Exercise instructions: Pull out every line containing the string "code".

Dataset content:
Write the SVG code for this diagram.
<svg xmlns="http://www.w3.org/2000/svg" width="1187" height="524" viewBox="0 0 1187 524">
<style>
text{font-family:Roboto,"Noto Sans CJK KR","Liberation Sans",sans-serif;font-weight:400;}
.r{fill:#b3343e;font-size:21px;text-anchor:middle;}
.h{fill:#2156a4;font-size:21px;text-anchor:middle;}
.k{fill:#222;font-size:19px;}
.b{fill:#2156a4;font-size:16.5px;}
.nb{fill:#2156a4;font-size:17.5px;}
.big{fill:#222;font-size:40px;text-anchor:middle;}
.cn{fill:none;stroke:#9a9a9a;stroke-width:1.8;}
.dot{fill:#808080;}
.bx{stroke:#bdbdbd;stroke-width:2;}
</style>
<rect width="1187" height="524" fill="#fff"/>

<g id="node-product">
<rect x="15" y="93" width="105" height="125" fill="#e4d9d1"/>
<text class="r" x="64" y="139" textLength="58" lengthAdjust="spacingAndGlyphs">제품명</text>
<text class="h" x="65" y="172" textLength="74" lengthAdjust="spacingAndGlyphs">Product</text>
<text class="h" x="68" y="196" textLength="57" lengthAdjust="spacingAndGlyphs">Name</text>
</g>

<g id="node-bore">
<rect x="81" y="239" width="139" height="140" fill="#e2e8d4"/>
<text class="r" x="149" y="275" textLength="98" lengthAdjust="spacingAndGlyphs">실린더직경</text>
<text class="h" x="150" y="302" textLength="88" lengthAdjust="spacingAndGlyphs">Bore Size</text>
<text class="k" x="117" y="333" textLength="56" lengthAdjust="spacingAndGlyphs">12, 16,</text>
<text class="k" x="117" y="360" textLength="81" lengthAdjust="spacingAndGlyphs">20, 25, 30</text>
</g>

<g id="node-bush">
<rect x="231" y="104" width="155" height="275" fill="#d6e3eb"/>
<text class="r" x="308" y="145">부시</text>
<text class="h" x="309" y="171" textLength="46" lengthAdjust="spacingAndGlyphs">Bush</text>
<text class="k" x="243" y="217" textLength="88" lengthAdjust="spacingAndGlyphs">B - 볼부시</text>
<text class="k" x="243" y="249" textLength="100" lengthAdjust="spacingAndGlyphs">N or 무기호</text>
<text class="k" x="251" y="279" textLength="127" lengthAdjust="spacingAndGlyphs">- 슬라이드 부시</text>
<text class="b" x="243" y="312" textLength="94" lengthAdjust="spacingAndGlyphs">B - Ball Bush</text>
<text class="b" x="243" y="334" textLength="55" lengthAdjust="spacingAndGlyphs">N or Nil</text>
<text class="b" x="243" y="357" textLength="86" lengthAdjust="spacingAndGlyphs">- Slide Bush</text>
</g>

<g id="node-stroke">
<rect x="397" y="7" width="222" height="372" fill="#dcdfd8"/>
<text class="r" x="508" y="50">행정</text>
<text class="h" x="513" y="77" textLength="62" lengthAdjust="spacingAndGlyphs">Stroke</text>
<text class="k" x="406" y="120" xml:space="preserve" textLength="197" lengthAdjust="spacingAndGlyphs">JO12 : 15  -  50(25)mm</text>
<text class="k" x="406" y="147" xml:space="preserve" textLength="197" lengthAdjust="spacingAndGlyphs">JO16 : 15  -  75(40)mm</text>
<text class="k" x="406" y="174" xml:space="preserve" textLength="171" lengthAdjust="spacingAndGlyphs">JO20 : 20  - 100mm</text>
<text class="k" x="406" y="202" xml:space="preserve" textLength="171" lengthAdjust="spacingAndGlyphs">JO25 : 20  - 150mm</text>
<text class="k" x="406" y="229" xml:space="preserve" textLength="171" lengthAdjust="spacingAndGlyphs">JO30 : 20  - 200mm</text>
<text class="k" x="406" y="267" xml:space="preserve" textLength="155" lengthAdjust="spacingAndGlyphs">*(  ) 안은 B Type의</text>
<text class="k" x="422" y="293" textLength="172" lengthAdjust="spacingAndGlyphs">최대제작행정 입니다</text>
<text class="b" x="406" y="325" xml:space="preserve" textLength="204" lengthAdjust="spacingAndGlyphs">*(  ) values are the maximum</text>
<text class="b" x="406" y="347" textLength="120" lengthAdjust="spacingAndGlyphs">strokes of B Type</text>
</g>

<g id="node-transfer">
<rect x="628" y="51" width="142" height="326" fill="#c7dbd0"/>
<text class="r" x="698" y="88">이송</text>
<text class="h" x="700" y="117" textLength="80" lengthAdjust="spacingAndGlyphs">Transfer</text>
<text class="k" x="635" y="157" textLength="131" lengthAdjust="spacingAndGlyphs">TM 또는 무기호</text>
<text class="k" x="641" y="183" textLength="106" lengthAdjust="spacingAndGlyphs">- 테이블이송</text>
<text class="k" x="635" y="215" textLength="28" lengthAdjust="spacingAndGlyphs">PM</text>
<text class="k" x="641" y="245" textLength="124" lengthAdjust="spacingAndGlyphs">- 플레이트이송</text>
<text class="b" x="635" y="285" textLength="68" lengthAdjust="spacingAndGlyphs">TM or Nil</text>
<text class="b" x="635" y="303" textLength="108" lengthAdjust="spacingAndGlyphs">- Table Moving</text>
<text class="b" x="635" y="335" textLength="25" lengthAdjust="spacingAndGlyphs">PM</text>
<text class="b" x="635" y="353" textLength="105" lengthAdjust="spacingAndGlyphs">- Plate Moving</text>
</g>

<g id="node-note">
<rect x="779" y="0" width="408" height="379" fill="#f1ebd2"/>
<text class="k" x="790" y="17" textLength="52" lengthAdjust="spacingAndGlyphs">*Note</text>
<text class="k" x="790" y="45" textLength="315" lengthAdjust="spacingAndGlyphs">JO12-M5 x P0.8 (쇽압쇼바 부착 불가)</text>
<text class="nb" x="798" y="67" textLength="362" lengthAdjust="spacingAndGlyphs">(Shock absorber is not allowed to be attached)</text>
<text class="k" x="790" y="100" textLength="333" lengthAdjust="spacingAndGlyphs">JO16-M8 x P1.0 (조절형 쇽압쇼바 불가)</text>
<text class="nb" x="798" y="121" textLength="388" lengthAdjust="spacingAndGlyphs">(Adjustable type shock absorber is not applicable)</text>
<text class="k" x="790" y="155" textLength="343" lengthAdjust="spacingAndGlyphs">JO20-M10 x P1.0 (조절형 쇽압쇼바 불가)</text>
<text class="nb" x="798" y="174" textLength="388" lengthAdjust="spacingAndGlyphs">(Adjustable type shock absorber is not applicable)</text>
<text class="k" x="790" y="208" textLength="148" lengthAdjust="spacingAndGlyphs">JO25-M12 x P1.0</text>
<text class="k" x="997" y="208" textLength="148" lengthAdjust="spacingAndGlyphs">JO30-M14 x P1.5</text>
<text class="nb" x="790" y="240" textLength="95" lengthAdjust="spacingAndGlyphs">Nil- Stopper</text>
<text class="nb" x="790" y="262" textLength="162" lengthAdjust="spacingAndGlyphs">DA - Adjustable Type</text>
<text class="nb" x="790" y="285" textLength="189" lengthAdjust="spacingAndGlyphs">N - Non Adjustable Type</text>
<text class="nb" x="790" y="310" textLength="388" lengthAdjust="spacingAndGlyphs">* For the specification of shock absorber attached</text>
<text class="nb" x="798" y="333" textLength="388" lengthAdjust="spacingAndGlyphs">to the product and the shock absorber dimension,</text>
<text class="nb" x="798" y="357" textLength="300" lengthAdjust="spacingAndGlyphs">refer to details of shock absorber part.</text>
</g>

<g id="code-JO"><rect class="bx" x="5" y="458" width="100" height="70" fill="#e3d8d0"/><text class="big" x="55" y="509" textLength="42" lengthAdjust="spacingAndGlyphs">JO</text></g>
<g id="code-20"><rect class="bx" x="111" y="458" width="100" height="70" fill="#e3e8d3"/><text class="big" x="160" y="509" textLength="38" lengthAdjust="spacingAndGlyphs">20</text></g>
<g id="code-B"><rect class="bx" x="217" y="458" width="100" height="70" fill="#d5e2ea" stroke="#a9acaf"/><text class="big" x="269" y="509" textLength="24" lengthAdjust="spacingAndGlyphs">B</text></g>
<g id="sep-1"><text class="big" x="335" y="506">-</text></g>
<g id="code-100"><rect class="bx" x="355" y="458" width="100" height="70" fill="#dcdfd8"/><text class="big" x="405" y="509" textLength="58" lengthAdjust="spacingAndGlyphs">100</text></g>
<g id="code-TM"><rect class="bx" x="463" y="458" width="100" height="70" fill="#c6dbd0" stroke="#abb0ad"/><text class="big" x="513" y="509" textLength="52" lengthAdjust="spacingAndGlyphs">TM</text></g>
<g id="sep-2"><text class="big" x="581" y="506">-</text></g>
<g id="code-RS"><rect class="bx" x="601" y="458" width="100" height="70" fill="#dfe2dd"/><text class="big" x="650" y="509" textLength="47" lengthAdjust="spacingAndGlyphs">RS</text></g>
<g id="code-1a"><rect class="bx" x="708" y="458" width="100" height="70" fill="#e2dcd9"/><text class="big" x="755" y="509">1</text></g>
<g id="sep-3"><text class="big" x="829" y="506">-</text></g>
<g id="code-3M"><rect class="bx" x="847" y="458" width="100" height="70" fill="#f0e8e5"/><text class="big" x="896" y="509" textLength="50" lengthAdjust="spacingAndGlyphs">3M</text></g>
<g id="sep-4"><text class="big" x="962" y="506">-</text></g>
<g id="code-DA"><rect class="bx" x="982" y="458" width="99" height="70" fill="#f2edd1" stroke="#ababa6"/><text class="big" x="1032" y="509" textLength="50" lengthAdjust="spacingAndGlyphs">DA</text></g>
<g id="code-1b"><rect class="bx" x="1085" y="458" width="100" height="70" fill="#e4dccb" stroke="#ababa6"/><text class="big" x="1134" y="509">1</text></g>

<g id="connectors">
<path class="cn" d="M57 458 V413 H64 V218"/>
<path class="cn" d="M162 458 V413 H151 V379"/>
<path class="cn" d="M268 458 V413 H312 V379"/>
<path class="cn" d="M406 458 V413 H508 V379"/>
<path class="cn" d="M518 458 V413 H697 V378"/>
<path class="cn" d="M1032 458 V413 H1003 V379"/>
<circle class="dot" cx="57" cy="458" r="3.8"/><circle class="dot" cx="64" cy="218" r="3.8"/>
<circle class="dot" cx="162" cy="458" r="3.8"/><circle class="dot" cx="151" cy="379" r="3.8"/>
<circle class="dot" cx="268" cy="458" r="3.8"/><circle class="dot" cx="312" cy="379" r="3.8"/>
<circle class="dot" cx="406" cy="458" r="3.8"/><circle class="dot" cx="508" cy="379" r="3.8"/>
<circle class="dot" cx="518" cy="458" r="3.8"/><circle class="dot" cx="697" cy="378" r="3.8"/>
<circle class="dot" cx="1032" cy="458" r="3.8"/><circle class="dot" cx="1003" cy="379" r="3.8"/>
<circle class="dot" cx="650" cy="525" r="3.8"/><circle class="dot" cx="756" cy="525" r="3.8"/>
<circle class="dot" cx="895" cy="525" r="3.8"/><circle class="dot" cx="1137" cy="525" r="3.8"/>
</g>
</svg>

Result of this task:
Write the SVG code for this diagram.
<g id="code-JO"><rect class="bx" x="5" y="458" width="100" height="70" fill="#e3d8d0"/><text class="big" x="55" y="509" textLength="42" lengthAdjust="spacingAndGlyphs">JO</text></g>
<g id="code-20"><rect class="bx" x="111" y="458" width="100" height="70" fill="#e3e8d3"/><text class="big" x="160" y="509" textLength="38" lengthAdjust="spacingAndGlyphs">20</text></g>
<g id="code-B"><rect class="bx" x="217" y="458" width="100" height="70" fill="#d5e2ea" stroke="#a9acaf"/><text class="big" x="269" y="509" textLength="24" lengthAdjust="spacingAndGlyphs">B</text></g>
<g id="code-100"><rect class="bx" x="355" y="458" width="100" height="70" fill="#dcdfd8"/><text class="big" x="405" y="509" textLength="58" lengthAdjust="spacingAndGlyphs">100</text></g>
<g id="code-TM"><rect class="bx" x="463" y="458" width="100" height="70" fill="#c6dbd0" stroke="#abb0ad"/><text class="big" x="513" y="509" textLength="52" lengthAdjust="spacingAndGlyphs">TM</text></g>
<g id="code-RS"><rect class="bx" x="601" y="458" width="100" height="70" fill="#dfe2dd"/><text class="big" x="650" y="509" textLength="47" lengthAdjust="spacingAndGlyphs">RS</text></g>
<g id="code-1a"><rect class="bx" x="708" y="458" width="100" height="70" fill="#e2dcd9"/><text class="big" x="755" y="509">1</text></g>
<g id="code-3M"><rect class="bx" x="847" y="458" width="100" height="70" fill="#f0e8e5"/><text class="big" x="896" y="509" textLength="50" lengthAdjust="spacingAndGlyphs">3M</text></g>
<g id="code-DA"><rect class="bx" x="982" y="458" width="99" height="70" fill="#f2edd1" stroke="#ababa6"/><text class="big" x="1032" y="509" textLength="50" lengthAdjust="spacingAndGlyphs">DA</text></g>
<g id="code-1b"><rect class="bx" x="1085" y="458" width="100" height="70" fill="#e4dccb" stroke="#ababa6"/><text class="big" x="1134" y="509">1</text></g>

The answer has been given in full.